Tuesday, August 6, 2019

Promoting Farm Transparency

The recent New York Times article by Matt Richtel that provoked the previous blog post notes the difficulties that researchers and health officials face in attempting to learn about farm conditions, even when there is evidence that those conditions are exacting a huge human toll in disease and death. There seems a lot to be said for full transparency on large-scale farms (or concentrated animal feeding operations, CAFOs). Why should the public have to rely on undercover footage (the collection of which is often illegal) to know what is happening on farms and slaughterhouses and other elements (e.g., transport) in the meat supply chain?

The recent exposure of activities at Fair Oaks Farms (a dairy) brought a pledge (see the 2:15 point of the founder's video response) to provide full video surveillance (with public access to the videos) of all farm areas where humans and non-human animals interact. A further pledge has been made (4:30 mark) to solicit frequent, unannounced visits to the farm by an animal welfare expert. Fair Oaks Farms is documenting their ongoing response here.

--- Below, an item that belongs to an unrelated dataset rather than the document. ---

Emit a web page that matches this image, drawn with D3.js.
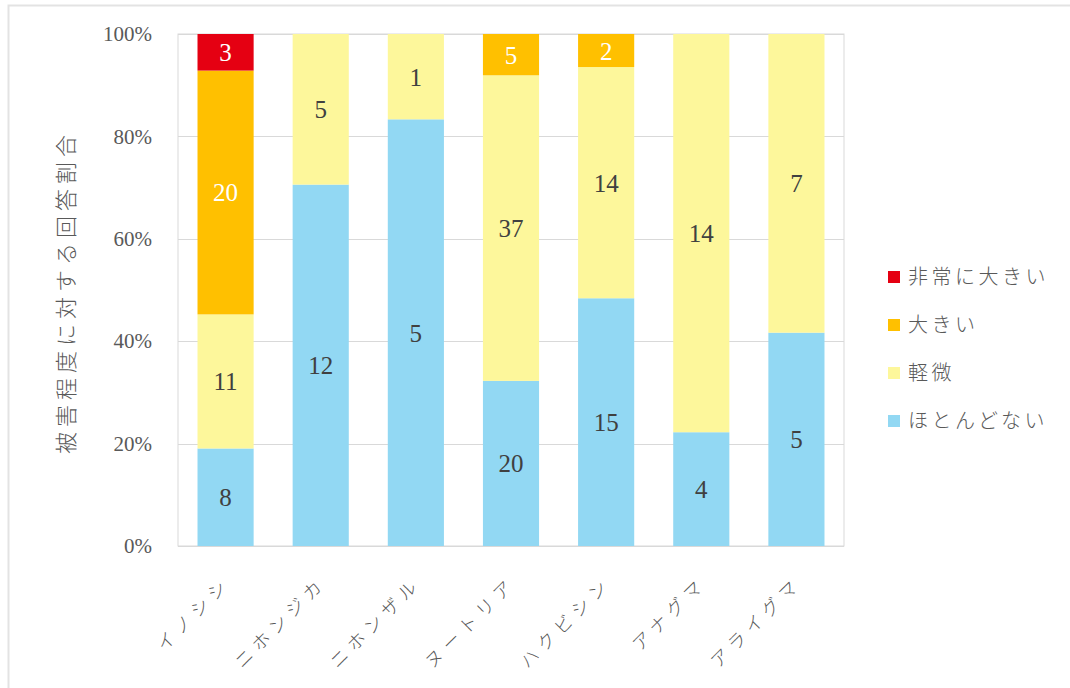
<!DOCTYPE html>
<meta charset="utf-8">
<style>
  body { margin: 0; background: #fff; }
  .num { font-family: "Liberation Serif", "DejaVu Serif", serif; }
  .jp { font-family: "Noto Sans CJK JP", sans-serif; font-weight: 300; }
</style>
<body>
<script src="https://d3js.org/d3.v7.min.js"></script>
<script>
// categories (animals) and response counts per damage level
var animals = ["イノシシ", "ニホンジカ", "ニホンザル", "ヌートリア", "ハクビシン", "アナグマ", "アライグマ"];
var levels = ["ほとんどない", "軽微", "大きい", "非常に大きい"];   // bottom -> top
var hotondoNai = [8, 12, 5, 20, 15, 4, 5];
var keibi      = [11, 5, 1, 37, 14, 14, 7];
var ookii      = [20, 0, 0, 5, 2, 0, 0];
var hijouni    = [3, 0, 0, 0, 0, 0, 0];
var yTicks = [0, 0.2, 0.4, 0.6, 0.8, 1];
var yTitle = "被害程度に対する回答割合";

var colors = {"ほとんどない": "#92d8f3", "軽微": "#fdf79b", "大きい": "#ffc000", "非常に大きい": "#e50012"};
var labelColor = {"ほとんどない": "#404040", "軽微": "#404040", "大きい": "#ffffff", "非常に大きい": "#ffffff"};

var width = 1070, height = 688;
var x0 = 178, x1 = 844, yTop = 34, yBot = 546;

// build table for the stack
var table = animals.map(function(a, i) {
  return {animal: a, "ほとんどない": hotondoNai[i], "軽微": keibi[i], "大きい": ookii[i], "非常に大きい": hijouni[i]};
});
var series = d3.stack().keys(levels).offset(d3.stackOffsetExpand)(table);

var x = d3.scaleBand().domain(animals).range([x0, x1]).paddingInner(0.41).paddingOuter(0.205);
var y = d3.scaleLinear().domain([0, 1]).range([yBot, yTop]);

var svg = d3.select("body").append("svg")
    .attr("width", width)
    .attr("height", height);

// outer frame
svg.append("rect")
    .attr("x", 8.5).attr("y", 5.5)
    .attr("width", width + 10).attr("height", height + 10)
    .attr("fill", "none").attr("stroke", "#e3e3e3").attr("stroke-width", 2);

// plot area frame + gridlines
svg.append("rect")
    .attr("x", x0).attr("y", yTop)
    .attr("width", x1 - x0).attr("height", yBot - yTop)
    .attr("fill", "none").attr("stroke", "#d9d9d9");

svg.append("g").selectAll("line")
  .data(yTicks)
  .enter().append("line")
    .attr("x1", x0).attr("x2", x1)
    .attr("y1", function(d) { return Math.round(y(d)) + 0.5; })
    .attr("y2", function(d) { return Math.round(y(d)) + 0.5; })
    .attr("stroke", "#d9d9d9");

// y axis labels
var yAxis = svg.append("g")
    .attr("transform", "translate(" + (x0 - 23) + ",0)")
    .call(d3.axisLeft(y).tickValues(yTicks).tickFormat(d3.format(".0%")).tickSize(0));
yAxis.select(".domain").remove();
yAxis.selectAll("text")
    .attr("class", "num")
    .attr("font-size", 21)
    .attr("fill", "#595959");

// bars
var layer = svg.append("g").selectAll("g")
  .data(series)
  .enter().append("g")
    .attr("fill", function(s) { return colors[s.key]; });

layer.selectAll("rect")
  .data(function(s) { return s; })
  .enter().append("rect")
    .attr("x", function(d) { return x(d.data.animal); })
    .attr("y", function(d) { return y(d[1]); })
    .attr("width", x.bandwidth())
    .attr("height", function(d) { return y(d[0]) - y(d[1]); });

// data labels
series.forEach(function(s) {
  svg.append("g").selectAll("text")
    .data(s.filter(function(d) { return d.data[s.key] > 0; }))
    .enter().append("text")
      .attr("class", "num")
      .attr("x", function(d) { return x(d.data.animal) + x.bandwidth() / 2; })
      .attr("y", function(d) { return (y(d[0]) + y(d[1])) / 2; })
      .attr("dy", "0.36em")
      .attr("text-anchor", "middle")
      .attr("font-size", 25)
      .attr("fill", labelColor[s.key])
      .text(function(d) { return d.data[s.key]; });
});

// x axis labels, rotated
svg.append("g").selectAll("text")
  .data(animals)
  .enter().append("text")
    .attr("class", "jp")
    .attr("transform", function(d) {
      return "translate(" + (x(d) + x.bandwidth() / 2 + 2) + "," + (yBot + 34) + ") rotate(-45)";
    })
    .attr("text-anchor", "end")
    .attr("dy", "0.35em")
    .attr("font-size", 18)
    .attr("letter-spacing", 6)
    .attr("fill", "#595959")
    .text(function(d) { return d; });

// y title
svg.append("text")
    .attr("class", "jp")
    .attr("transform", "translate(74," + ((yTop + yBot) / 2 + 2) + ") rotate(-90)")
    .attr("text-anchor", "middle")
    .attr("font-size", 22)
    .attr("letter-spacing", 5)
    .attr("fill", "#595959")
    .text(yTitle);

// legend, top level first
var legendItems = levels.slice().reverse();
var legend = svg.append("g").selectAll("g")
  .data(legendItems)
  .enter().append("g")
    .attr("transform", function(d, i) { return "translate(888," + (277 + i * 48) + ")"; });

legend.append("rect")
    .attr("x", 0).attr("y", -6)
    .attr("width", 12).attr("height", 12)
    .attr("fill", function(d) { return colors[d]; });

legend.append("text")
    .attr("class", "jp")
    .attr("x", 20)
    .attr("dy", "0.35em")
    .attr("font-size", 20)
    .attr("letter-spacing", 3.5)
    .attr("fill", "#595959")
    .text(function(d) { return d; });
</script>
</body>
</html>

While it is too soon to know the long-term effectiveness of the reforms at Fair Oaks Farms, and while it may be that the dairy industry descends from unpardonable and ongoing original sins, why can't the video and unannounced audit reforms adopted by Fair Oaks become standard? Even if the only motive is to protect human health (as opposed to protecting the welfare of the farm animals themselves), there is a strong case for transparency in CAFOs.

Although a legal requirement for such transparency does not seem to be on the horizon in many places in the US -- witness those ag-gag laws -- private actions might spur the requisite reform (as in the Fair Oaks Farms case). Certification programs can add enhanced transparency requirements into their standards. Foundations or NGOs could subsidize the acquisition and maintenance of monitoring equipment. Other sorts of agricultural subsidies or benefits could be made contingent on farm transparency. Pressure could be brought on major purchasers (fast food outlets, grocery chains) to only deal with transparent suppliers. There's tons of room for a more radicalized transparency in the food system.

No one enjoys seeing the video evidence of cruel treatment of farm animals; but the easier it is to see it, the less there will be to see.

Monday, August 5, 2019

Antibiotic Administration to Farm Animals

Yesterday's New York Times features a superb front-page story by Matt Richtel about antibiotic resistance that passes to humans after originating from large quantities of antibiotics administered to farm animals; when people get ill from the resistant salmonella (or E. coli), multiple types of standard antibiotics are rendered useless. Maryn McKenna's 2017 book Big Chicken (subtitled "The Incredible Story of How Antibiotics Created Modern Agriculture and Changed the Way the World Eats") gave prominence to the story, and much detail. I had thought that the routine use of antibiotics on industrial farms came from the need to control disease in the terrible conditions on those farms, together with the breeding of animals with traits (such as fast growth) that are economically valuable but bring a health cost. This does seem to be the case, but I learned from Big Chicken that widespread administration of antibiotics to farm animals originated after it was discovered that the antibiotics themselves served as growth promoters. The use of antibiotics for growth promotion in livestock is now (since 2006) banned in the EU, and contravenes FDA guidelines in the US. (The World Health Organization also has weighed in.) There is some evidence that farm use of antibiotics (or antimicrobials) has been declining in the US and in the EU in recent years, though in the US, purchases of antibiotics for farm animals far exceed quantities purchased for human use.

Richtel's article highlights the difficulties that researchers and public health workers have in accessing farms and farm-level data, even when evidence points to farms as the source of outbreaks of resistant diseases in humans. The lack of access to farms risks prolongation of such outbreaks -- a high price to pay to allay concerns that some farms might have their reputations unfairly besmirched.